Should the filename + extension be included as part of a Canonical Tag

140 Views Asked by At

I've been reading about canonical tags but can't find a definitive explanation as to whether the file extension should be included in the canonical tag.

I have three files in the root folder and Google console tells me the not all pages have been
indexed. Google says:

Duplicate without user-selected canonical.

So how do I tell Google crawler that index.html is the master version?

In the examples I've seen, there has been no mention of the filename just folder names.

In my example I a fictitious site below: https://portfolio-website.example/index.html

Should the canonical in the index.html header be: <link rel="canonical" href="https://portfolio-website.example/index.html" />

Is this the pattern to use for every .html file?

1

There are 1 best solutions below

3
On

index.html should never be part of your URLs. It should be omitted from your canonical URL. index.html is supposed to be a hidden file that powers the request for the directory. Users are never supposed to know that you have it because it is ugly and unnecessary to put in the URL.

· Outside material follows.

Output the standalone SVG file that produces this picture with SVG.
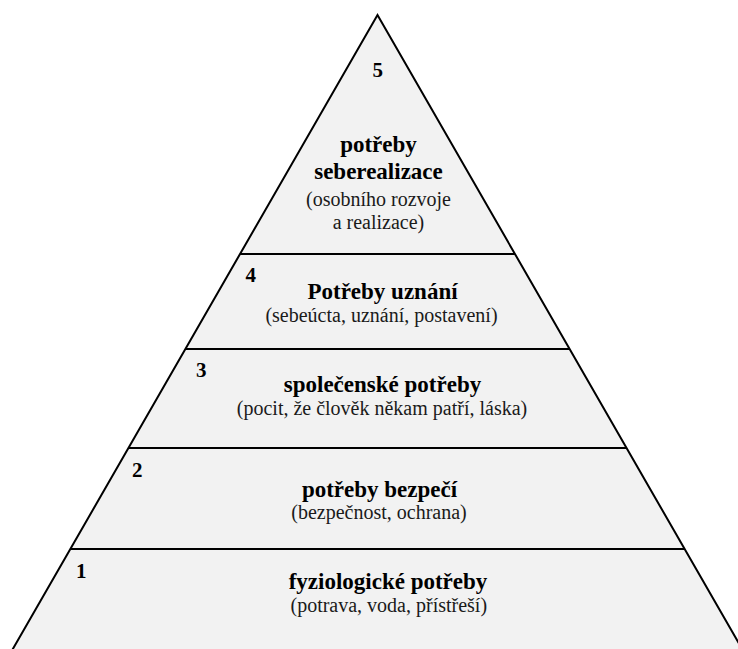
<svg xmlns="http://www.w3.org/2000/svg" width="738" height="649" viewBox="0 0 738 649">
<style>
.t{font-family:"Liberation Serif","Times New Roman",serif;font-weight:bold;font-size:23px;fill:#000;text-anchor:middle}
.s{font-family:"Liberation Serif","Times New Roman",serif;font-size:20px;fill:#1a1a1a;text-anchor:middle}
.n{font-family:"Liberation Serif","Times New Roman",serif;font-weight:bold;font-size:21px;fill:#000}
.ln{stroke:#000;stroke-width:2;fill:none}
</style>
<rect width="738" height="649" fill="#fff"/>
<g id="pyramid">
<polygon points="377.5,15 771.5,700 -16.5,700" fill="#f2f2f2" stroke="#000" stroke-width="2" stroke-linejoin="miter"/>
</g>
<g id="connectors">
<line class="ln" x1="240.1" y1="254" x2="514.9" y2="254"/>
<line class="ln" x1="185.5" y1="349" x2="569.5" y2="349"/>
<line class="ln" x1="128.5" y1="448" x2="626.5" y2="448"/>
<line class="ln" x1="70.5" y1="549" x2="684.5" y2="549"/>
</g>
<g id="level5">
<text class="n" x="377.7" y="77" text-anchor="middle">5</text>
<text class="t" x="378.5" y="152">potřeby</text>
<text class="t" x="378.5" y="179">seberealizace</text>
<text class="s" x="378.5" y="206">(osobního rozvoje</text>
<text class="s" x="378.5" y="228.5">a realizace)</text>
</g>
<g id="level4">
<text class="n" x="245.5" y="281.5">4</text>
<text class="t" x="382.5" y="298.5">Potřeby uznání</text>
<text class="s" x="381.5" y="321.5">(sebeúcta, uznání, postavení)</text>
</g>
<g id="level3">
<text class="n" x="196" y="377">3</text>
<text class="t" x="382.5" y="391.5">společenské potřeby</text>
<text class="s" x="382" y="415">(pocit, že člověk někam patří, láska)</text>
</g>
<g id="level2">
<text class="n" x="132" y="477">2</text>
<text class="t" x="379.5" y="496.5">potřeby bezpečí</text>
<text class="s" x="379" y="518.5">(bezpečnost, ochrana)</text>
</g>
<g id="level1">
<text class="n" x="76" y="577.5">1</text>
<text class="t" x="388" y="588.5">fyziologické potřeby</text>
<text class="s" x="388.8" y="611.5">(potrava, voda, přístřeší)</text>
</g>
</svg>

That means that when you choose the canonical for your home page, it should be: <link rel="canonical" href="https://portfolio-website.example/">

When you link to your home page, you should also omit the index.html. The easiest ways to link to your home page without it are <a href="/"> (root relative link, works from within your site) or <a href="https://portfolio-website.example/"> (absolute link.)

index.html is the only HTML document that should be treated this way. If you have another page (like foo.html) the document name and extension would go in the canonical URL (and in links).